To put it simply, exact match no longer means exact. If exact match began with keywords and search queries being identical twins, then today they’re more like first cousins.
Google first introduced close variants in 2012 to account for plurals, typos and misspellings, abbreviations and adverbs. The new update will now broaden close variant’s net a little further by including rewording and reordering for exact match keywords.
The update also ignores function words (in, for, but, to, a, and the) when they do not impact the meaning of the query. For example, removing the word “for” from the query “best moving companies for cross-country moving” does not change the intent of the search, so it can safely be ignored.
In queries like “flights California to Maine”, the function word “to” is vital to the meaning of the search; you’re trying to get from California to Maine. In cases like these, the function word is not removed.

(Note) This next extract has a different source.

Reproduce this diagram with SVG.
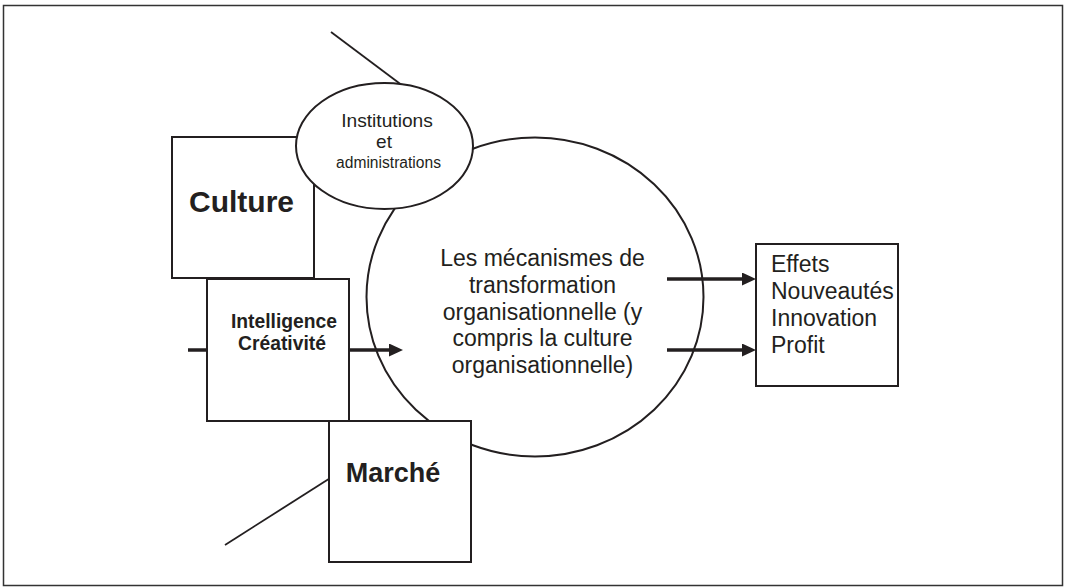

There’s some speculation in the digital community about Google’s ability to accurately decide when a function word is or isn’t relevant to the meaning of a phrase, but that’s going to be a wait-and-see experiment.
Google, on the other hand, is much more optimistic about the update.
According to Google, the change in exact match is great news for businesses because it improves the likelihood of connecting your ads to the right customers.
Initial tests of the new exact match suggest advertisers could experience up to a 3 percent increase in exact match clicks on average while maintaining comparable clickthrough and conversion rates, reports Google.
Beyond the potential for capturing more clicks (and therefore more leads), the update simultaneously creates more and less work for the PPC wizard who is hopefully helping you with your Adwords campaigns.
With exact match now including more close variants, building Adwords campaigns becomes more efficient because it’s no longer necessary to create such an exhaustive exact match list of keywords, keyword phrases and concatenations. For example, your ad might have included exact match keywords containing: moving truck service, moving service, moving services, moving trucks. Now, these keywords can be reduced to just one, moving truck service, and accomplish the same results.
But don’t let this fool you into thinking the job has become easier.
With a larger pool of relatives matching back to your ad keyword, it’s critical for advertisers to scrutinize search query reports to ensure ad dollars aren’t being wasted or opportunities missed. Search query reports show which queries trigger your ad. By examining the report, advertisers can make strategic decisions to optimize the campaign based on the types of inquiries triggering the ad.
In addition to optimizing keywords for an ad, it’s also necessary to include negative keywords. These are keywords or phrases people might use in a search that are irrelevant to your ad, but might trigger your ad. Recall the earlier example when I was searching for a truck to rent. Your moving company has moving trucks, but renting trucks is not one of your services. To prevent searchers like me from clicking your ads and wasting your dollars, you would include truck rental as a negative keyword to your campaign.
Again, careful examination of the search query reports helps advertisers weed out the bad traffic and attract qualified leads.